◆ WORK TO BE COMPLETED
Go through the material below and copy each line where the word "with" appears.

** Start EXCERPTED RECORDS **

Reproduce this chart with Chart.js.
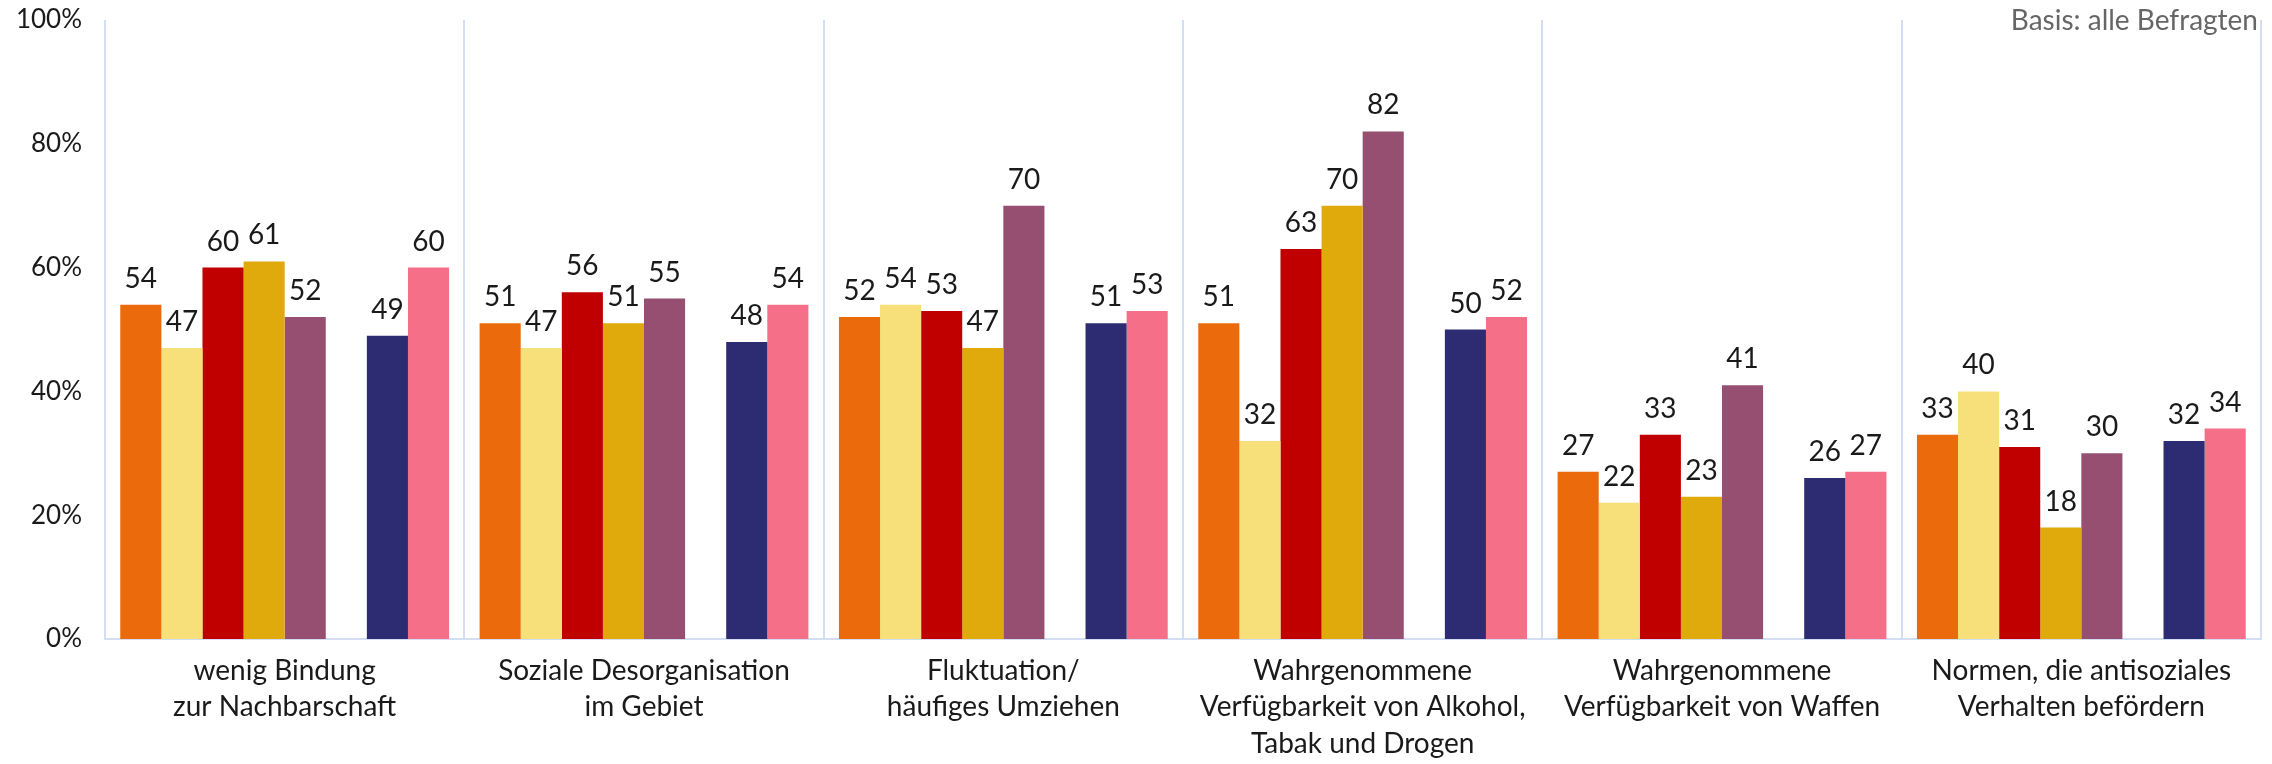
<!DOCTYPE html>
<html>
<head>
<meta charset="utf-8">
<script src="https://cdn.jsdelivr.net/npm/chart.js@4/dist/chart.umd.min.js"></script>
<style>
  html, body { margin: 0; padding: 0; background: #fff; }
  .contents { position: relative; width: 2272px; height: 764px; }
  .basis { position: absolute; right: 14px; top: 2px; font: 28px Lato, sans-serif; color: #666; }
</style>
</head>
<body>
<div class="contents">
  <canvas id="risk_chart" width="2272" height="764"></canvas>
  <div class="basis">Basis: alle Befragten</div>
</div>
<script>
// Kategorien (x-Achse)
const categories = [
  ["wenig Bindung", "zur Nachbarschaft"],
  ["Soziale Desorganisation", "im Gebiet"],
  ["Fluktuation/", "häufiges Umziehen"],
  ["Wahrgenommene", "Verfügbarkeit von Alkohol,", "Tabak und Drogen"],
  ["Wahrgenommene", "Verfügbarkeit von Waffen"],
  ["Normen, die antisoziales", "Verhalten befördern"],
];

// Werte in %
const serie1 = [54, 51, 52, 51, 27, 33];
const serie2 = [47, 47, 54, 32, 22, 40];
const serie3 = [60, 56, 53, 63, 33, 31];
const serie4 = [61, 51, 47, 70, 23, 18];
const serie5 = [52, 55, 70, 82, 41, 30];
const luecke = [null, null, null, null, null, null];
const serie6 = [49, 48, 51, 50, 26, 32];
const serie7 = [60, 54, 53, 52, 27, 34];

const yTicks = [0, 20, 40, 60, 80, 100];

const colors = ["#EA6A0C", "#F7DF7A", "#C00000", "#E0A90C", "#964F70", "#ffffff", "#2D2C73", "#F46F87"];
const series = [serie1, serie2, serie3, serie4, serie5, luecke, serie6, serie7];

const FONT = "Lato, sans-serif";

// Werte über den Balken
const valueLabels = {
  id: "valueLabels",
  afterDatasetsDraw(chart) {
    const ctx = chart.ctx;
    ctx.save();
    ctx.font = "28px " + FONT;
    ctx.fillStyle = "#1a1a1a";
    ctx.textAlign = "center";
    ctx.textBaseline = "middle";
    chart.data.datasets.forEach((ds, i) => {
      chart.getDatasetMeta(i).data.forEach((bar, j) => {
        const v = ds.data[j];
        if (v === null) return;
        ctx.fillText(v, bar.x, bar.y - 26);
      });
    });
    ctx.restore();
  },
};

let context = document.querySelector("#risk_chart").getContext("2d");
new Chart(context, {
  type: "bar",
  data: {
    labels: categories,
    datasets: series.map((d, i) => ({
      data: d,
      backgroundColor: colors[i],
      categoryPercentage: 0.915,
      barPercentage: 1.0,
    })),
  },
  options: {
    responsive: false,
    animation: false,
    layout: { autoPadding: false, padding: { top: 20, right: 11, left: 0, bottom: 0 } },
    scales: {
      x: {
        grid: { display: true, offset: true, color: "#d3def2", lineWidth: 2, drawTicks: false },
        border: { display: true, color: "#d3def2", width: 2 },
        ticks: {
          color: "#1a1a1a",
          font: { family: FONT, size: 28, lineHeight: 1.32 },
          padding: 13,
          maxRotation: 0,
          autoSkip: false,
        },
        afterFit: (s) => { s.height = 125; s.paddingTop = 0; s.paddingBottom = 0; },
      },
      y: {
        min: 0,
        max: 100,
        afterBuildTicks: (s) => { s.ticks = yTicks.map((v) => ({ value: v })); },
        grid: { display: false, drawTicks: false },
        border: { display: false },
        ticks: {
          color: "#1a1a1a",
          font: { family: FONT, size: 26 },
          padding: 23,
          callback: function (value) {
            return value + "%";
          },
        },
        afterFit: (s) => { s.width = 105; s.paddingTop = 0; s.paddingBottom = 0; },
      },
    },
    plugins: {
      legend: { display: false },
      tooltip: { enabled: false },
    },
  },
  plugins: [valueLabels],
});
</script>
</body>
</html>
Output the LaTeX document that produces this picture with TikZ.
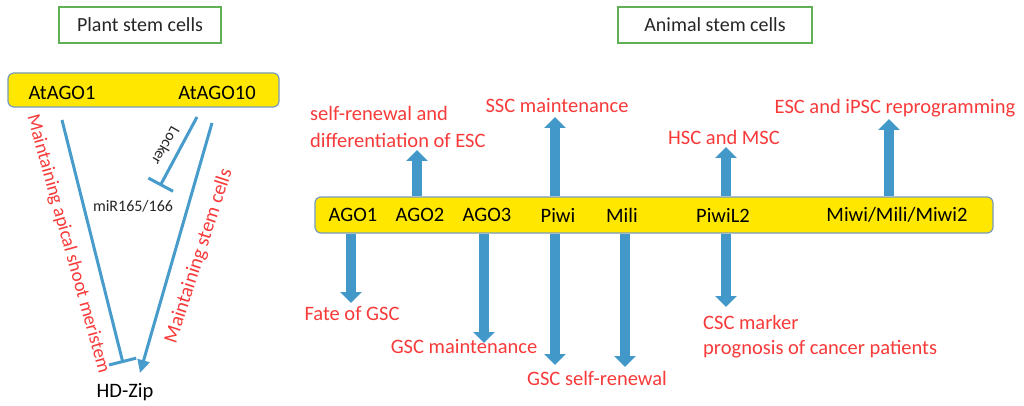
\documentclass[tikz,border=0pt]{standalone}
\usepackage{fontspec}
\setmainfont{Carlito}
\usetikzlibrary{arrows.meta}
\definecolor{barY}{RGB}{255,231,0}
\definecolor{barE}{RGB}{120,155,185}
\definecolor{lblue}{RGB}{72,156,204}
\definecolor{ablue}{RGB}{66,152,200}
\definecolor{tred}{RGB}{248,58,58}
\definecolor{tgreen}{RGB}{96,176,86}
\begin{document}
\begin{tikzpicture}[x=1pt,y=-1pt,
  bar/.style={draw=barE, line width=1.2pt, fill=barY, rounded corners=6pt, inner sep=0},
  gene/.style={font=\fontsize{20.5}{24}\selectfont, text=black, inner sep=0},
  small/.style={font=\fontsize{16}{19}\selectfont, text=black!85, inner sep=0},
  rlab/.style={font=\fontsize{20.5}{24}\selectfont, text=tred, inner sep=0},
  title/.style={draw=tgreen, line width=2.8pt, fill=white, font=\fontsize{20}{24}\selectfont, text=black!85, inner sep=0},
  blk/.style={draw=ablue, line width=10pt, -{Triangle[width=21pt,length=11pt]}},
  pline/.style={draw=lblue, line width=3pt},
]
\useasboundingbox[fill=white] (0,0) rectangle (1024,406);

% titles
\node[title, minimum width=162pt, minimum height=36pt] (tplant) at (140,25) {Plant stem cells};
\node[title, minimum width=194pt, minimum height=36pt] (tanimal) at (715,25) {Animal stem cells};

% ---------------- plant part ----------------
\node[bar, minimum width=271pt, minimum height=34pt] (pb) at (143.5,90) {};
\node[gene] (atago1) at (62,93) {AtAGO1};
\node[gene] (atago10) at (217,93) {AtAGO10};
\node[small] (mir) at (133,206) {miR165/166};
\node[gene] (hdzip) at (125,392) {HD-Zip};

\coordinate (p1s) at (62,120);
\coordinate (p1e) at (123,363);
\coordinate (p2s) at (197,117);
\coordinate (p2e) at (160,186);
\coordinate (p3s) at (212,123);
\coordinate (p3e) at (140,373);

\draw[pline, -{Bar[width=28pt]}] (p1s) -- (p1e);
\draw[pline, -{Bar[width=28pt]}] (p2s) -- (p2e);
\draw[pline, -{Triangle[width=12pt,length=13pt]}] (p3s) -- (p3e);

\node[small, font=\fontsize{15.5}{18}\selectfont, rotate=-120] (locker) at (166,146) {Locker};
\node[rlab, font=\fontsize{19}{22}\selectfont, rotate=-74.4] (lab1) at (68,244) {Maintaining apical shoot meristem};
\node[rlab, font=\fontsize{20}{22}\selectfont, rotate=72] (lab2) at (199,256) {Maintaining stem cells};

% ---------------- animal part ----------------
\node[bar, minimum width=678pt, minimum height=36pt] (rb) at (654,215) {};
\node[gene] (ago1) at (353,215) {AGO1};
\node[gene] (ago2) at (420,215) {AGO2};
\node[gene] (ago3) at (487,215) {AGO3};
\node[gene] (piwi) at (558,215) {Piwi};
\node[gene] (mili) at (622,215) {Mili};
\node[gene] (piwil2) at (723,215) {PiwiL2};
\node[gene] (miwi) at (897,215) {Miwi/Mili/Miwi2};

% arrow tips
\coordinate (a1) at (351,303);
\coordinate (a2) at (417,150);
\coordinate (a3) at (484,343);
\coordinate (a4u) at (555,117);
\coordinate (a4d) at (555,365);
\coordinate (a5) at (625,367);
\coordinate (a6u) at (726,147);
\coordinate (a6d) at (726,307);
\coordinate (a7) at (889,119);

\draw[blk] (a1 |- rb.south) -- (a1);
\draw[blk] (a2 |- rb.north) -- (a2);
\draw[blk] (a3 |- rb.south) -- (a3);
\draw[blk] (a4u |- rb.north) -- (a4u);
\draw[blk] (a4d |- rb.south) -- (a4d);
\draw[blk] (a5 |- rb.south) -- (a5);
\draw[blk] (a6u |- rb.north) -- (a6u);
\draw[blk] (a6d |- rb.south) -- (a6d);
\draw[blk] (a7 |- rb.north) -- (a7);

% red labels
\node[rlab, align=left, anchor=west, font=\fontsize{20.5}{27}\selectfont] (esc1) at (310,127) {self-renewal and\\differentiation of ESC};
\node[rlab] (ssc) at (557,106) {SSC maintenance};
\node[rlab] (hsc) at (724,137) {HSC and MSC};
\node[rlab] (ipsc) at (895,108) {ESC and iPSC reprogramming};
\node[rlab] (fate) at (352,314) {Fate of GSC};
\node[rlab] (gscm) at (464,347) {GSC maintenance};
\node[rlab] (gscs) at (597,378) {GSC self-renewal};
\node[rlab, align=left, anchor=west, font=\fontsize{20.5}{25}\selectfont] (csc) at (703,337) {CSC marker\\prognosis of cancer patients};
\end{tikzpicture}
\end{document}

** End EXCERPTED RECORDS **

◆ THE REPLY
Reproduce this chart with Chart.js.
Output the LaTeX document that produces this picture with TikZ.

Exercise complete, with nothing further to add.